Wednesday, September 8, 2010

Demographics and Barriers

Assessment of the demographics where I work

This is the 15th year that I teach college Spanish in the United States. I started teaching at VCU in 1999. Currently, my classes are for students in the 100, 200, and 400 levels, but I have also taught 300 level classes. The population that I serve are college students, which do not comprise an homogenous group, much less when we talk about popular, living languages like Spanish or French. My classes usually have mostly 18-21 year-old students; perhaps half of them work and the other half dedicates its time to study only. I can divide my students in three categories:

1. Students who had studied some Spanish before college, therefore they feel more confident that they can either learn or that they will never learn but they will try this time. This is probably 60 to 70 percent of the students.

2. Students who never took Spanish before college and they feel that they need to study more and that they need to catch up. This is about 20 percent of the students.

3. Probably 1 in 10 students come to Spanish without ever having taken a formal foreign language class before. These students are very nervous and they usually drop the class, because they feel overwhelmed with the amount of vocabulary they need to learn.

Every class also has one or two older adults—let's say of 25+ years of age—who are taking the class because they came back to finish their degree or because they work at VCU and it is easier for them to take a free class. This is the most restricted group, even more than the students who have never taken a foreign language before.

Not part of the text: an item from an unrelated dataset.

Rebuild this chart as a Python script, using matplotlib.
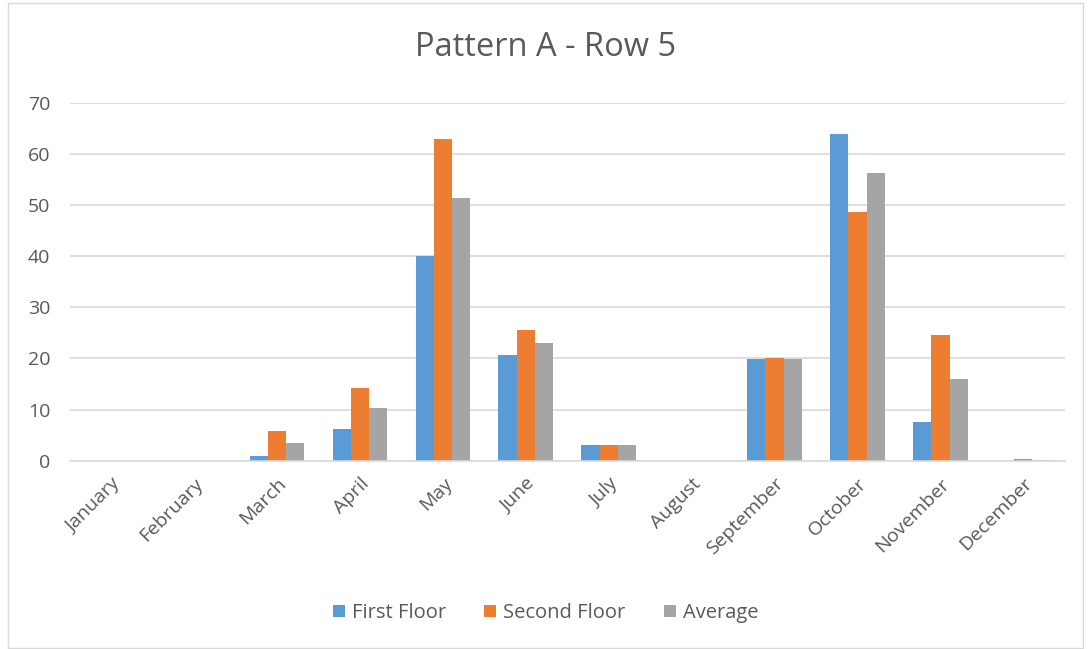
import matplotlib
matplotlib.use("Agg")
import matplotlib.pyplot as plt
import numpy as np
from matplotlib.patches import Rectangle

months = ["January", "February", "March", "April", "May", "June", "July",
          "August", "September", "October", "November", "December"]
first_floor = [0, 0, 0.9, 6.3, 40.0, 20.6, 3.0, 0, 19.9, 63.8, 7.5, 0]
second_floor = [0, 0, 5.9, 14.3, 62.8, 25.6, 3.1, 0, 20.0, 48.6, 24.5, 0.3]
average = [0, 0, 3.4, 10.3, 51.4, 23.1, 3.05, 0, 19.95, 56.2, 16.0, 0.15]
series_names = ["First Floor", "Second Floor", "Average"]
colors = ["#5B9BD5", "#ED7D31", "#A5A5A5"]
yticks = [0, 10, 20, 30, 40, 50, 60, 70]

plt.rcParams['font.family'] = ['Open Sans', 'DejaVu Sans']
txt = "#595959"

fig = plt.figure(figsize=(10.91, 6.49), dpi=100)
ax = fig.add_axes([0.064, 0.290, 0.912, 0.552])

x = np.arange(len(months))
w = 0.22
for i, (vals, name, c) in enumerate(zip([first_floor, second_floor, average], series_names, colors)):
    ax.bar(x + (i - 1) * w, vals, width=w, color=c, label=name, zorder=3)

ax.set_xlim(-0.5, len(months) - 0.5)
ax.set_ylim(0, 70)
ax.set_yticks(yticks)
ax.set_yticklabels([str(v) for v in yticks], fontsize=14, color=txt)
ax.set_xticks(x)
ax.set_xticklabels(months, rotation=45, ha="right", rotation_mode="anchor", fontsize=14, color=txt)
ax.tick_params(axis="both", length=0)
ax.tick_params(axis="y", pad=14)
ax.tick_params(axis="x", pad=10)
ax.grid(axis="y", color="#D9D9D9", linewidth=1.2, zorder=0)
for s in ["top", "right", "left"]:
    ax.spines[s].set_visible(False)
ax.spines["bottom"].set_color("#D9D9D9")
ax.spines["bottom"].set_linewidth(1.2)
ax.spines["bottom"].set_zorder(4)

fig.text(0.5, 1 - 47 / 649, "Pattern A - Row 5", ha="center", va="center", fontsize=23.5, color=txt)

fig.legend(loc="center", bbox_to_anchor=(0.5, 1 - 613 / 649), ncol=3, frameon=False,
           fontsize=14.5, handlelength=0.6, handleheight=0.6, columnspacing=1.9, handletextpad=0.35,
           labelcolor=txt)

fig.patches.append(Rectangle((8 / 1091, 0.002), 1 - 16 / 1091, 0.994, transform=fig.transFigure,
                             fill=False, edgecolor="#D9D9D9", linewidth=1))

fig.savefig("out.png", dpi=100)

Unfortunately, the type of text book and curriculum used in our classes were not made for older students, who have different needs and experience with the language. Most older adults who have decided to study Spanish, do it because they have friends who are native speakers, they have lived among native speakers, or because they just like the language. Their motivation is different from those of regular students, who for the most part take Spanish because they have to take a language.

Barriers:

• The textbooks are written and organized for younger learners, maybe from 17 to 22.  The topics covered in every textbook are the same, and older students can only relate to three or four of those topics.
• Technology is used more and more in foreign languages. Older students sometimes have more troubles with how to access the book online materials than with the conjugation of verbs.
• Languages are social, and students need to interact. Older and young students need to get used to each other in order to have conversations in the target language.
• The pace of college classes is always faster than high school classes, and much more faster than informal classes taught at churches, clubs, even this university.
• Older students tend to have different goals. While young students focus more on the ability to write and listen, older learners tend to focus on oral communication.
• The type of language covered by textbooks can be classified as standard, but older adults are looking also for the regional language that their friends speak.